* Given exercise:
Shown below is a listing with pictures; reproduce exactly, and only, the lines between the ones containing "Convert this chart to React, TypeScript" and "const startMonth = 11;", inclusive, leaving the pictures out.

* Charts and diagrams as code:
━━━

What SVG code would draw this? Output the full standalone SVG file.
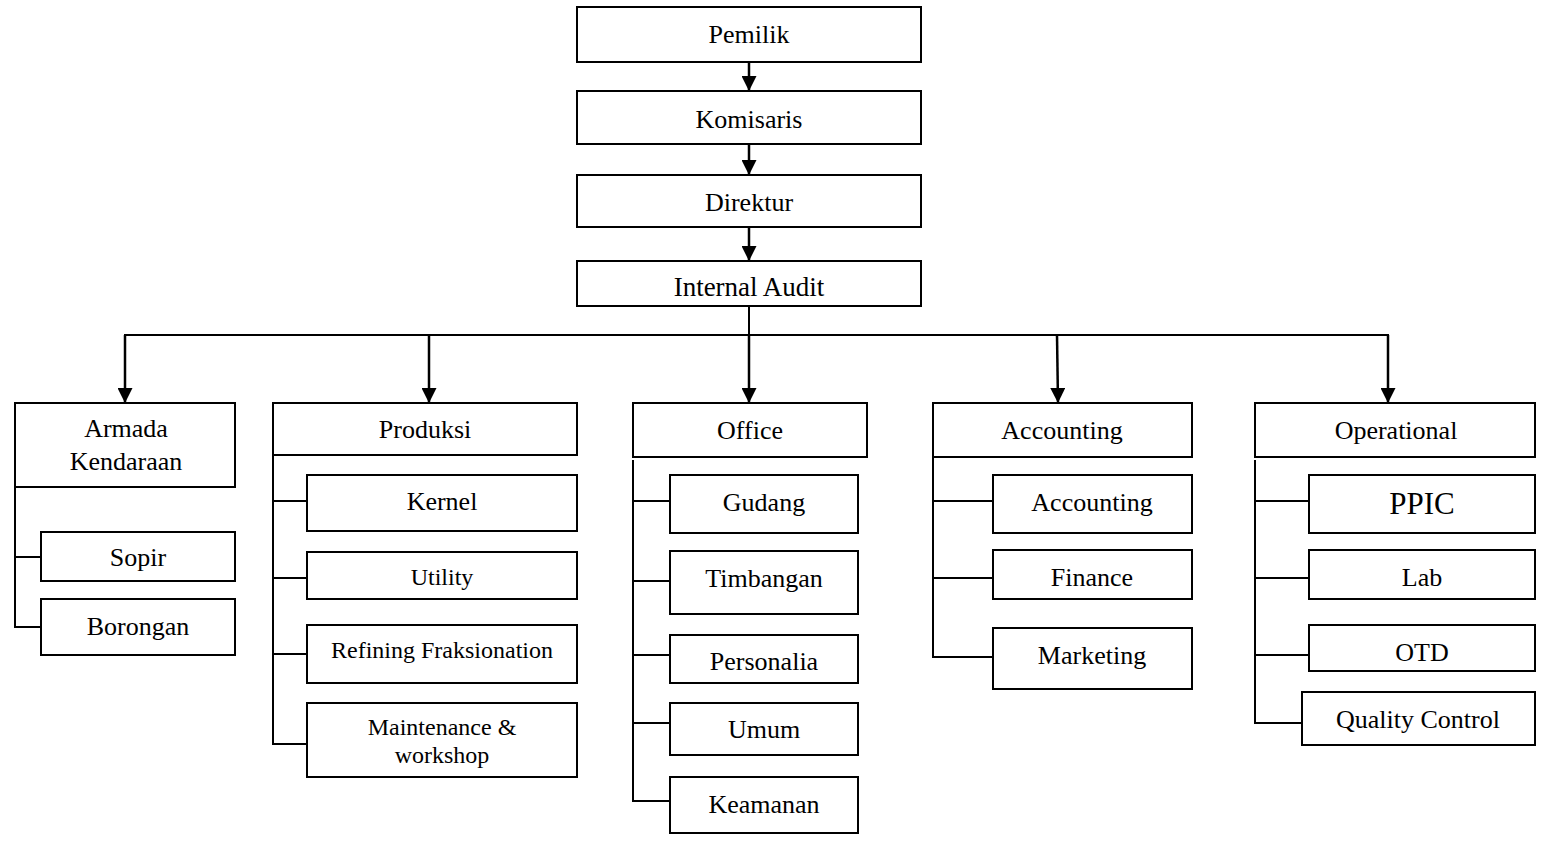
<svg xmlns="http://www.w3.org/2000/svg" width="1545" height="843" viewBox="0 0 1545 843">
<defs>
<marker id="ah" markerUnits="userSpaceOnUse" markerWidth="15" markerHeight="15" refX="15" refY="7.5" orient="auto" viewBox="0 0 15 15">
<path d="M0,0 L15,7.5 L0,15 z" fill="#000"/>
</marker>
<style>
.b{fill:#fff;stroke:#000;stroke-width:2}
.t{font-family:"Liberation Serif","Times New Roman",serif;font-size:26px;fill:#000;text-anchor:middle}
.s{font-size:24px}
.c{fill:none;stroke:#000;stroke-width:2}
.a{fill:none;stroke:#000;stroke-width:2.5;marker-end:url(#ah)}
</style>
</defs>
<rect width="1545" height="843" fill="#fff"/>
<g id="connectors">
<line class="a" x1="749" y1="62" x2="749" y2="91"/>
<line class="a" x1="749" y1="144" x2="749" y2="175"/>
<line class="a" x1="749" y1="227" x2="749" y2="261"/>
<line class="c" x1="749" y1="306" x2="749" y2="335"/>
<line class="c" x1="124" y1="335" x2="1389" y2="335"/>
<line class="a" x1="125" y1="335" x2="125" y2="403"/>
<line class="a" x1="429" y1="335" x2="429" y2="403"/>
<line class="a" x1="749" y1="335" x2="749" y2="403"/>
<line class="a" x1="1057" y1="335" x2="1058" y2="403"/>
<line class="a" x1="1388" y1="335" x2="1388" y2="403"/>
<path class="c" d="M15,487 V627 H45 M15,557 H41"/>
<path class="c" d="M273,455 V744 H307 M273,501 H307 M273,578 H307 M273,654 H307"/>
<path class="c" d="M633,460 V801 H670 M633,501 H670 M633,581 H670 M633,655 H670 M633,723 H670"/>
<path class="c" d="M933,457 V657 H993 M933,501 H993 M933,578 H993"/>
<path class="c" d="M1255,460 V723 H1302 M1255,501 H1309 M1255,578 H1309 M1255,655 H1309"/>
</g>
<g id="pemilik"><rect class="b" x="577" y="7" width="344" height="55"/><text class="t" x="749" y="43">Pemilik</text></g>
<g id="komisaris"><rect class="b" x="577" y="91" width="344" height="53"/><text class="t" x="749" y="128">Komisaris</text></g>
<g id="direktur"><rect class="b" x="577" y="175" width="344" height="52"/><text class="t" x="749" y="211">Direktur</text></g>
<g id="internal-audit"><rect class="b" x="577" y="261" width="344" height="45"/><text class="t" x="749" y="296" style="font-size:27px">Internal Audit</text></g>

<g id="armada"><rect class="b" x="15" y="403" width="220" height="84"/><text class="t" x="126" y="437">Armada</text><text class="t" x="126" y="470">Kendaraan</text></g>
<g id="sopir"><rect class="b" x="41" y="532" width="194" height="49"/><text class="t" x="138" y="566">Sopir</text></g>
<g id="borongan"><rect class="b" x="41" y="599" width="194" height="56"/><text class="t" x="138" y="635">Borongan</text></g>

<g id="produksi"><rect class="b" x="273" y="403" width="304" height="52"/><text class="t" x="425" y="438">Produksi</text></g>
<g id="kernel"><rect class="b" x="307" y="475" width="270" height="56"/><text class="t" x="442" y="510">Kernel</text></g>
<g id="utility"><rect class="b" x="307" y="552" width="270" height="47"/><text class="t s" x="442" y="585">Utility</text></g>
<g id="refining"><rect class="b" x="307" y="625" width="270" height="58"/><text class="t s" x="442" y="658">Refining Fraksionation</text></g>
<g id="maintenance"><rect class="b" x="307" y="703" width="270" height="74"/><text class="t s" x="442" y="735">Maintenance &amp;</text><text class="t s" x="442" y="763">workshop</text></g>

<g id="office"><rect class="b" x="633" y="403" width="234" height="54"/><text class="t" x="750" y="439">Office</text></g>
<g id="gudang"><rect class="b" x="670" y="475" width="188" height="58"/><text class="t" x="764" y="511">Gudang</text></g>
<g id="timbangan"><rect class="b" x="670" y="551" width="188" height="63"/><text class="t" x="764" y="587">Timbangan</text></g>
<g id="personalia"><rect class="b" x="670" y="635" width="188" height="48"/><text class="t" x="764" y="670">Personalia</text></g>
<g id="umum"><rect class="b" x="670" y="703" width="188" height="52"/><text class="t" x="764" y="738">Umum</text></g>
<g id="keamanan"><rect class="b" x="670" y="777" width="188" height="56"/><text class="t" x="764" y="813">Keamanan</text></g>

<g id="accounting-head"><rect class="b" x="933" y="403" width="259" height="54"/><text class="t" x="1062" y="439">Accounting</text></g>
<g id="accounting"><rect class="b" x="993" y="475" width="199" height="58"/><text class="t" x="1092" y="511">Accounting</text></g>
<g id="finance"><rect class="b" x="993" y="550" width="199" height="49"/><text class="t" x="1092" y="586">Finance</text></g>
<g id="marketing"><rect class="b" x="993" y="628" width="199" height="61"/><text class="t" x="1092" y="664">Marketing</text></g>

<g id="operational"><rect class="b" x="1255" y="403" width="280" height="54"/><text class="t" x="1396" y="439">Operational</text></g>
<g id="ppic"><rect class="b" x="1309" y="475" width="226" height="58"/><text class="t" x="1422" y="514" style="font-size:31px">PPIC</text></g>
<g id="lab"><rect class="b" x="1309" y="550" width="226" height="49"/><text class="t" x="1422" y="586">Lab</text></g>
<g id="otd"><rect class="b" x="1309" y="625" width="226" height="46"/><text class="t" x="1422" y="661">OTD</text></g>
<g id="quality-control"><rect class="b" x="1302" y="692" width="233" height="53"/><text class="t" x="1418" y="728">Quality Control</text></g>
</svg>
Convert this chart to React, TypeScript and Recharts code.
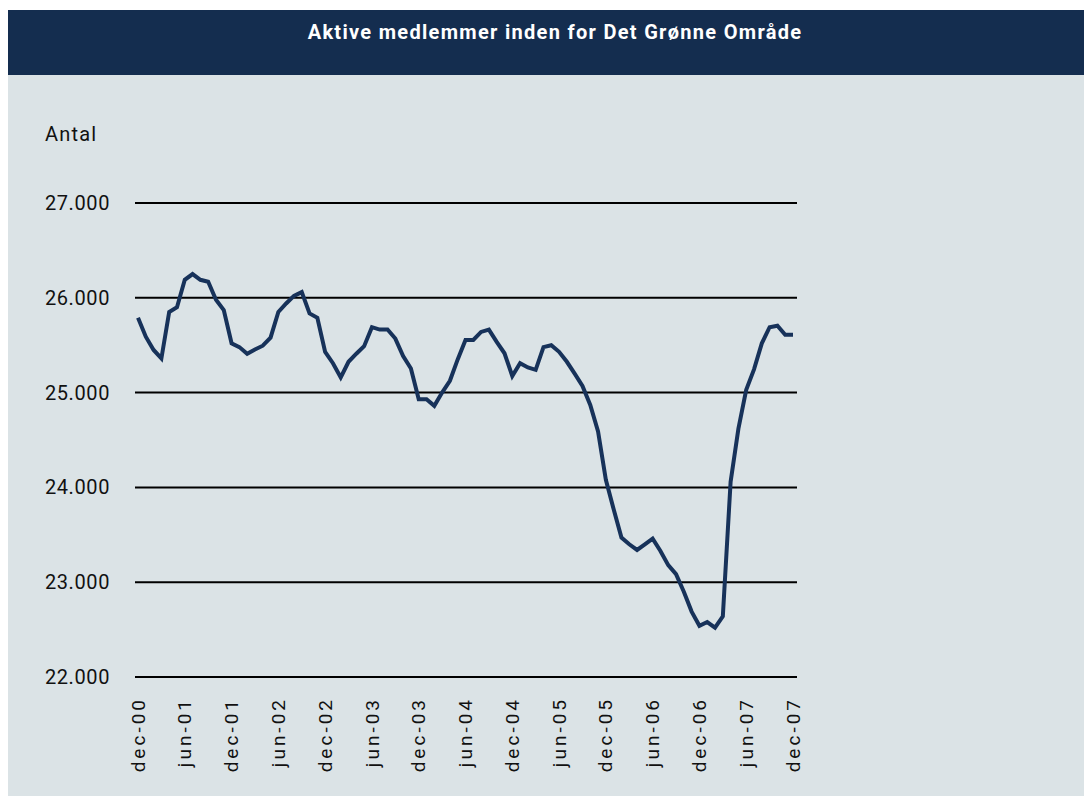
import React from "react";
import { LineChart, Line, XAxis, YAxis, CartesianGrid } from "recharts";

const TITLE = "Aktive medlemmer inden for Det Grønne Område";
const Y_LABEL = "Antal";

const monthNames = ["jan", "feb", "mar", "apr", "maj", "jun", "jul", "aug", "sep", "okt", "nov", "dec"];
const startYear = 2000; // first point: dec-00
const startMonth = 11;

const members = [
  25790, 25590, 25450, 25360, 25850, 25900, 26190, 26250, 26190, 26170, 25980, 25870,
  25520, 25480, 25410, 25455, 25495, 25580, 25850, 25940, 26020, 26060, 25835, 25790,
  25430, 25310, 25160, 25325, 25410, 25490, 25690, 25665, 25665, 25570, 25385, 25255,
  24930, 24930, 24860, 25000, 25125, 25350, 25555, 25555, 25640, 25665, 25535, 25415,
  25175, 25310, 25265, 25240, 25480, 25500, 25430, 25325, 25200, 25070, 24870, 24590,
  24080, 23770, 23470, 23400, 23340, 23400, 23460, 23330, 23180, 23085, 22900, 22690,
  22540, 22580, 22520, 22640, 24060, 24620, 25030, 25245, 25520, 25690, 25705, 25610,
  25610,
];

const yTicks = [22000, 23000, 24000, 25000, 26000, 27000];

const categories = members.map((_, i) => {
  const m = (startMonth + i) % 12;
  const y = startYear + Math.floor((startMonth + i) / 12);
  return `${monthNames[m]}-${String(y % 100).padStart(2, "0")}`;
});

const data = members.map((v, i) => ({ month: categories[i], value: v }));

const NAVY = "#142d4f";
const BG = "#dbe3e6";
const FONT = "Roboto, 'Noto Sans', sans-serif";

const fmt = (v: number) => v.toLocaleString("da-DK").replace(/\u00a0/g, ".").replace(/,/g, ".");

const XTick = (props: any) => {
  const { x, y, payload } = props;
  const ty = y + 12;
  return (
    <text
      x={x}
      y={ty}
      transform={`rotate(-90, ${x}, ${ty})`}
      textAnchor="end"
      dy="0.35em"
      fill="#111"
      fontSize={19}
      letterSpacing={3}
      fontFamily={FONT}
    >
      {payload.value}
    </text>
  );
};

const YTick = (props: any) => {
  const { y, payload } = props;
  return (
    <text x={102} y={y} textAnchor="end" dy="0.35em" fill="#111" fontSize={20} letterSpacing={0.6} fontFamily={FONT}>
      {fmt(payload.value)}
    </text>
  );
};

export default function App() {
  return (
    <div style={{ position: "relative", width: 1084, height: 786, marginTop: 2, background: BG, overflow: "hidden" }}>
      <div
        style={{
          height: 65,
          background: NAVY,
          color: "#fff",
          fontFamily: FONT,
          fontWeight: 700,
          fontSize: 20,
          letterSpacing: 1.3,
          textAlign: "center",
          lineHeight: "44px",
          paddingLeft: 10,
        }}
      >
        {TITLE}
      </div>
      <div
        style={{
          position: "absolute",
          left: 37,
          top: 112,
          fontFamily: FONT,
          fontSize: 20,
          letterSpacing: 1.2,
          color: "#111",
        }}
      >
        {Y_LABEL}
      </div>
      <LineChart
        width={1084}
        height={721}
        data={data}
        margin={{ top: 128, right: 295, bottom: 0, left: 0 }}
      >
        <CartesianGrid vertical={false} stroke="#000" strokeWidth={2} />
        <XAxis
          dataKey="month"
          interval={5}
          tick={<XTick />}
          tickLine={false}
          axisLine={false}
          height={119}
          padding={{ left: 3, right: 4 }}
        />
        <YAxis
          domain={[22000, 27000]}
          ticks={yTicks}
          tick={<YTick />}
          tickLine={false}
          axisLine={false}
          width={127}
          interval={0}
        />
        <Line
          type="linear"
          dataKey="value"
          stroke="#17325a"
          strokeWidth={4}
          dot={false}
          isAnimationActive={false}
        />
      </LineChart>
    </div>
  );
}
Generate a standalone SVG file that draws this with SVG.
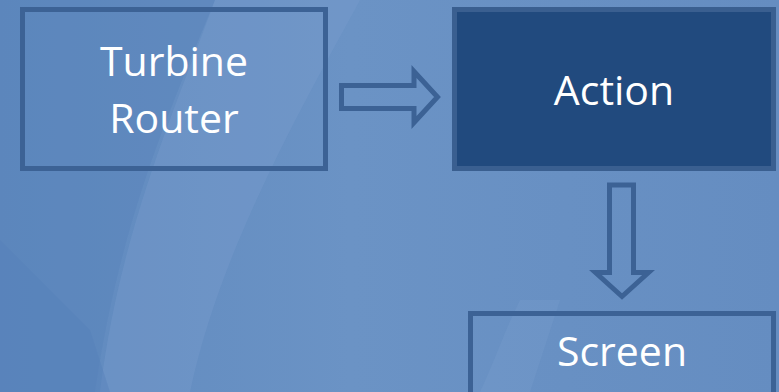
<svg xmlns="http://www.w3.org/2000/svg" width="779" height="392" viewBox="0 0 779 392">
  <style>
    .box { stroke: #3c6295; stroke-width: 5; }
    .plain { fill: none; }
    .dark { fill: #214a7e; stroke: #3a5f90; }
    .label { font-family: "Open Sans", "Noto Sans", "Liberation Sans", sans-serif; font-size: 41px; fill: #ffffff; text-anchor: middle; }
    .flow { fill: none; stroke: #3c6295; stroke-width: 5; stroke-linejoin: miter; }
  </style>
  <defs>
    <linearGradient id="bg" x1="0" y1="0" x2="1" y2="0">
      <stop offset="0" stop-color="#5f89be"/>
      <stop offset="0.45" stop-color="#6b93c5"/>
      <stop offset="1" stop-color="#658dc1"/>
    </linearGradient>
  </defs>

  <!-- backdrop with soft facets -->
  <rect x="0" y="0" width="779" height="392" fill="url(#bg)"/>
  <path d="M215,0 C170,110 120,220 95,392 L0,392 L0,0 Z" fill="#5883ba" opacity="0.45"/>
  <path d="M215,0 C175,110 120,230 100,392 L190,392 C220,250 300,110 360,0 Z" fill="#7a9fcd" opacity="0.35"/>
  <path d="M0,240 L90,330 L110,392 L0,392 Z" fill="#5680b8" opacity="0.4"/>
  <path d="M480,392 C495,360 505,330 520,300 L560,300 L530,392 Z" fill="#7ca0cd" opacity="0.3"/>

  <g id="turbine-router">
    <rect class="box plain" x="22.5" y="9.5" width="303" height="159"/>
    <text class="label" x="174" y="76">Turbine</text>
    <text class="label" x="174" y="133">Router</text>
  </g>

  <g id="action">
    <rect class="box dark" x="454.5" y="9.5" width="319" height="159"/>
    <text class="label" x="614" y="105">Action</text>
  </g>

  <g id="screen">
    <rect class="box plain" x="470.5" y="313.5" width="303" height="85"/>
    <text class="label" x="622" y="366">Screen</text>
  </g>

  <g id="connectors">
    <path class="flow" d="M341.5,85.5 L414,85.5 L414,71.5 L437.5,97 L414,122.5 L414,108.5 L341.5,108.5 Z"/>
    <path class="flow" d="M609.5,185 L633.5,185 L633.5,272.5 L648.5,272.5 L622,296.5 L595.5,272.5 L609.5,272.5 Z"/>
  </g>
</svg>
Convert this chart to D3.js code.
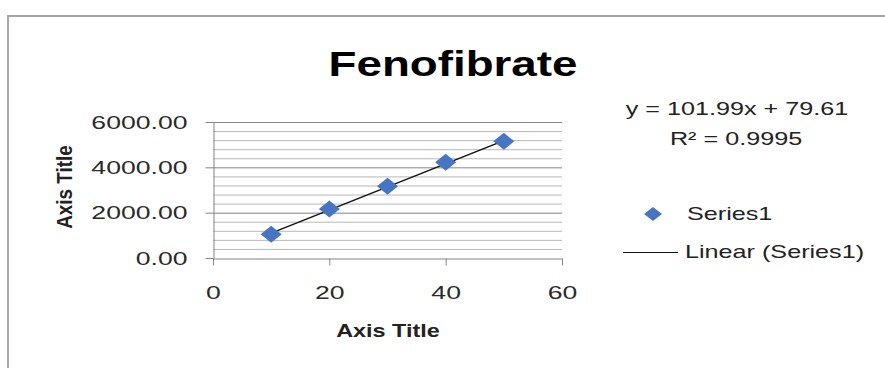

━━━

* Response to this task:
Convert this chart to React, TypeScript and Recharts code.
import React from "react";
import { LineChart, Line, XAxis, YAxis, CartesianGrid } from "recharts";

const TITLE = "Aktive medlemmer inden for Det Grønne Område";
const Y_LABEL = "Antal";

const monthNames = ["jan", "feb", "mar", "apr", "maj", "jun", "jul", "aug", "sep", "okt", "nov", "dec"];
const startYear = 2000; // first point: dec-00
const startMonth = 11;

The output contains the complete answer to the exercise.